Lei sarà a Serre in concerto, questa sera, con chi sarà sul palco e cosa eseguirà? Il suo ultimo lavoro?
“Eseguirò qualche brano del mio ultimo lavoro “Rint’ ‘o post’ sbagliato” ma sarà un percorso che farà attraversare al pubblico la mia intera carriera, i titoli più amati e lo farò in quartetto”.
Come nasce questo album?
“E’ nato durante la pandemia. “Rint’ ‘o post’ sbagliato” naturalmente non è un posto fisico è una condizione d’essere, anzi di malessere e devo dire che non l’ho pubblicizzato. Rint’ ‘o posto sbagliato non è un disco oleografico, ma un insieme di pensieri e di sensazioni sulla vita. Tutti i brani sono nati spontaneamente in lingua napoletana, tranne “Scrivi una canzone per mia madre”, unico brano in lingua italiana. La scelta della lingua napoletana, riesce meglio a trasformare i pensieri ed i sentimenti in una chiave poetica, stimolando, canzone dopo canzone, la riflessione e la fantasia delle persone. In questo album sono racchiusi tanti temi diversi : dal razzismo, cantato nell’omonimo brano con Raiz degli Almamegretta, visto e vissuto come una larva che si annida nelle mente delle persone; la lontananza di chi lascia la propria terra per lavoro; la sofferenza delle donne abbandonate e sole in “ Scrivi una canzone per mia madre”; in “Povero bene” si parla invece del bene che non rispettiamo ed a cui chiudiamo la porta, porta che “nisciun arape” , in “’E sette journ“ si affronta il tema dell’introspezione e del viaggio che viene rappresentato come scalata di una montagna per poi scorgere tutto dall’alto con la speranza di riuscire a vedere anche la propria anima. Un disco che chiude con un invito ad imparare ad amare con “St’ammore”.
E’ cambiato l’artista in questi due anni di covid? E’ cambiato il suo modo di comporre?
“Io sto sintonizzato con l’invisibile, vivo di stati d’animo di sensazioni, sono un visionario e una persona sensibile non si ritrova, in un mondo creato da persone perverse che vivono l’oscurità, la vacuità dell’immagine, dell’apparire, della mediocrità”.
Come compone Enzo Gragnaniello?
“Io non penso quando compongo, ho l’ispirazione, all’antica. Se si deve pensare al successo, non viene niente. Non bisogna vendersi al gusto del pubblico o avere quella frenesia di produrre per forza, perché si ha una scadenza, la musica è sacra, va rispettatata”.

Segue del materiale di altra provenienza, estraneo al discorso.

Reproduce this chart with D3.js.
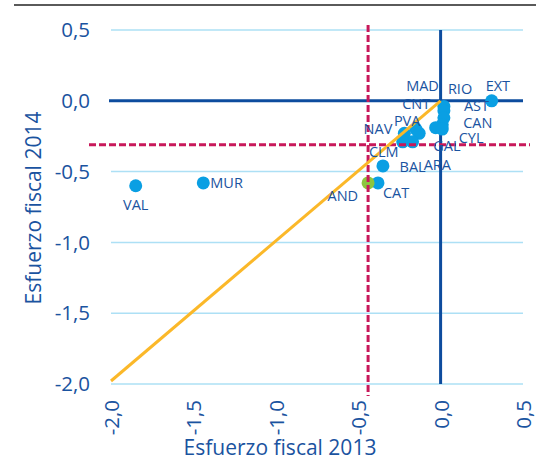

Lei fa parte di una generazione di musicisti, di un periodo che ci piace chiamare Vesuvium Power, che ha influenzato e di cui fa parte anche il classico e il jazz, pino Daniele, lo Stabat di Roberto De Simone, la scuola di percussioni e fiati napoletana, insuperabile. Ma oggi, dove va la musica? Lei che ne pensa?
“La musica sta in un posto sbagliato oggi come oggi. E’ in un mondo Usa e getta i compositori sono figli dei nostri tempi – anche la coscienza e i sentimenti, disvivere più che vivere -, ossia la vita quotidiana intesa quale consumo veloce, consunzione oscura, spendita e ricarica inerti, abbandono, cieca soddisfazione, sopraffazione, solo l’incontro con la vera arte può assolverti e redimere. Vede che tutti urlano? Il poeta sussurra, cerca di ricreare gli umori, i colori, l’iridescenza del suono”.
“La musica è sacra!” lei afferma con forza. Oggi come possiamo recuperare la sua sacralità?”
“Sarà la musica stessa a vincere, ad elevarsi. Abbiamo detto che oggi chi la produce vaga nell’oscurità e nell’ignoranza e lì si scorneranno tra loro. Tutti rapper poiché le basi si scaricano dal computer e ci si “parla” sopra. Ci si “parla”….cantare è tutt’ altro, è come pregare. L’arte è dubbio, è diversità e solo dallo studio, dal bello, possono scaturire nuove nascite, quale dono di esaltante energia”. E’ musica che viene da lontano quella che ci donerà stasera Enzo Gragnaniello, con la sua voce sincera sfiorata dal caldo soffio del soul con cadenze da bluesman, latore di quella miscela di pathos e protesta civile, di poesia e forza, di passione e disincanto, capace di trattare mali eterni e mali antichi, filtrandoli attraverso la sua sensibilità, capace ancora di cambiare il mondo.